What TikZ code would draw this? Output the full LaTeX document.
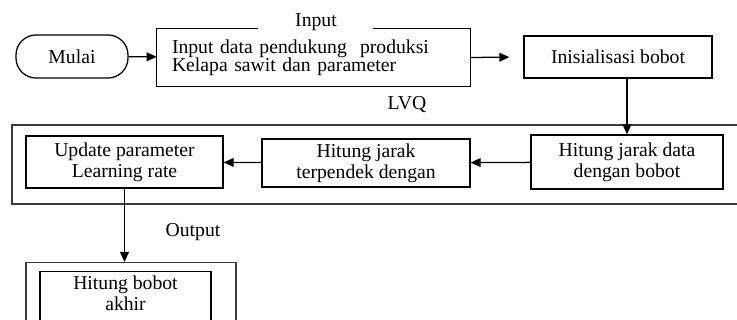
\documentclass[tikz,border=0pt]{standalone}
\usepackage{fontspec}
\setmainfont{Liberation Serif}
\usetikzlibrary{arrows.meta, calc}
\usepackage{xcolor}
\definecolor{lvqframe}{HTML}{3A3A3A}

\begin{document}
\begin{tikzpicture}[
    font=\fontsize{14}{15}\selectfont,
    box/.style={draw, line width=0.9pt, align=center, inner sep=2pt},
    flow/.style={-{Triangle[length=2.5mm,width=2.2mm]}, line width=0.9pt},
    group/.style={draw=lvqframe, line width=0.9pt}]
        \clip (0,0) rectangle (18.425,8);
        % start and input data
        \node[box, rounded corners=0.5cm, minimum width=2.8cm, minimum height=1.075cm] (mulai) at (1.8,6.5875) {Mulai};
        \node[align=left, text width=7.075cm, inner xsep=0.375cm, minimum height=1.425cm, font=\fontsize{14}{13}\selectfont] (inp) at (7.8375,6.5625) {Input data pendukung~ produksi\\Kelapa sawit dan parameter};
        \draw[line width=0.9pt] ([xshift=2.525cm]inp.north west) -- (inp.north west) -- (inp.south west) -- (inp.south east) -- (inp.north east) -- ([xshift=-2.425cm]inp.north east);
        \node (lblinput) at (7.9,7.45) {Input};
        \node[box, minimum width=4.7cm, minimum height=1.05cm] (init) at (15.45,6.575) {Inisialisasi bobot};
        \draw[flow] (mulai) -- (inp);
        \draw[flow, shorten >=0.35cm] (inp.east) -- (init.west);
        % LVQ stage
        \draw[group] (0.3,2.9) rectangle (19,4.875);
        \node (lbllvq) at (10.175,5.375) {LVQ};
        \node[box, minimum width=4.8cm, minimum height=1.35cm] (jarak) at (15.675,3.95) {Hitung jarak data\\dengan bobot};
        \node[box, minimum width=5.2cm, minimum height=1.2cm] (terpendek) at (9.15,3.925) {Hitung jarak\\terpendek dengan};
        \node[box, minimum width=4.925cm, minimum height=1.3cm] (update) at (3.1125,3.95) {Update parameter\\Learning rate};
        \draw[flow] (jarak.north |- init.south) -- (jarak.north);
        \draw[flow] (jarak) -- (terpendek);
        \draw[flow] (terpendek) -- (update);
        % output stage
        \node (lbloutput) at (4.825,2.2) {Output};
        \node[group, anchor=north, minimum width=5.25cm, minimum height=2.5cm] (outbox) at (3.275,1.45) {};
        \node[box, anchor=north, minimum width=4.275cm, minimum height=2.5cm] (akhirbox) at (3.1375,1.225) {};
        \node[align=center] (akhir) at (3.1375,0.675) {Hitung bobot\\akhir};
        \draw[flow] (update.south) -- (update.south |- outbox.north);
\end{tikzpicture}
\end{document}
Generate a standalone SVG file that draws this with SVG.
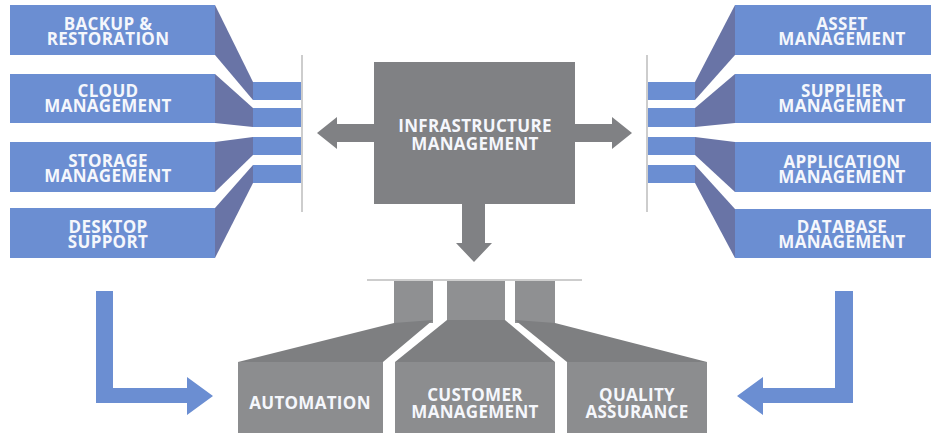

-*-*-

## What the exercise asks
Repeat each record exactly, with the pictures left out.

## Written solution
What TikZ code would draw this? Output the full LaTeX document.
\documentclass[tikz,border=0pt]{standalone}
\usepackage{fontspec}
\setmainfont{Liberation Serif}
\usetikzlibrary{arrows.meta, calc}
\usepackage{xcolor}
\definecolor{lvqframe}{HTML}{3A3A3A}

\begin{document}
\begin{tikzpicture}[
    font=\fontsize{14}{15}\selectfont,
    box/.style={draw, line width=0.9pt, align=center, inner sep=2pt},
    flow/.style={-{Triangle[length=2.5mm,width=2.2mm]}, line width=0.9pt},
    group/.style={draw=lvqframe, line width=0.9pt}]
        \clip (0,0) rectangle (18.425,8);
        % start and input data
        \node[box, rounded corners=0.5cm, minimum width=2.8cm, minimum height=1.075cm] (mulai) at (1.8,6.5875) {Mulai};
        \node[align=left, text width=7.075cm, inner xsep=0.375cm, minimum height=1.425cm, font=\fontsize{14}{13}\selectfont] (inp) at (7.8375,6.5625) {Input data pendukung~ produksi\\Kelapa sawit dan parameter};
        \draw[line width=0.9pt] ([xshift=2.525cm]inp.north west) -- (inp.north west) -- (inp.south west) -- (inp.south east) -- (inp.north east) -- ([xshift=-2.425cm]inp.north east);
        \node (lblinput) at (7.9,7.45) {Input};
        \node[box, minimum width=4.7cm, minimum height=1.05cm] (init) at (15.45,6.575) {Inisialisasi bobot};
        \draw[flow] (mulai) -- (inp);
        \draw[flow, shorten >=0.35cm] (inp.east) -- (init.west);
        % LVQ stage
        \draw[group] (0.3,2.9) rectangle (19,4.875);
        \node (lbllvq) at (10.175,5.375) {LVQ};
        \node[box, minimum width=4.8cm, minimum height=1.35cm] (jarak) at (15.675,3.95) {Hitung jarak data\\dengan bobot};
        \node[box, minimum width=5.2cm, minimum height=1.2cm] (terpendek) at (9.15,3.925) {Hitung jarak\\terpendek dengan};
        \node[box, minimum width=4.925cm, minimum height=1.3cm] (update) at (3.1125,3.95) {Update parameter\\Learning rate};
        \draw[flow] (jarak.north |- init.south) -- (jarak.north);
        \draw[flow] (jarak) -- (terpendek);
        \draw[flow] (terpendek) -- (update);
        % output stage
        \node (lbloutput) at (4.825,2.2) {Output};
        \node[group, anchor=north, minimum width=5.25cm, minimum height=2.5cm] (outbox) at (3.275,1.45) {};
        \node[box, anchor=north, minimum width=4.275cm, minimum height=2.5cm] (akhirbox) at (3.1375,1.225) {};
        \node[align=center] (akhir) at (3.1375,0.675) {Hitung bobot\\akhir};
        \draw[flow] (update.south) -- (update.south |- outbox.north);
\end{tikzpicture}
\end{document}
Generate a standalone SVG file that draws this with SVG.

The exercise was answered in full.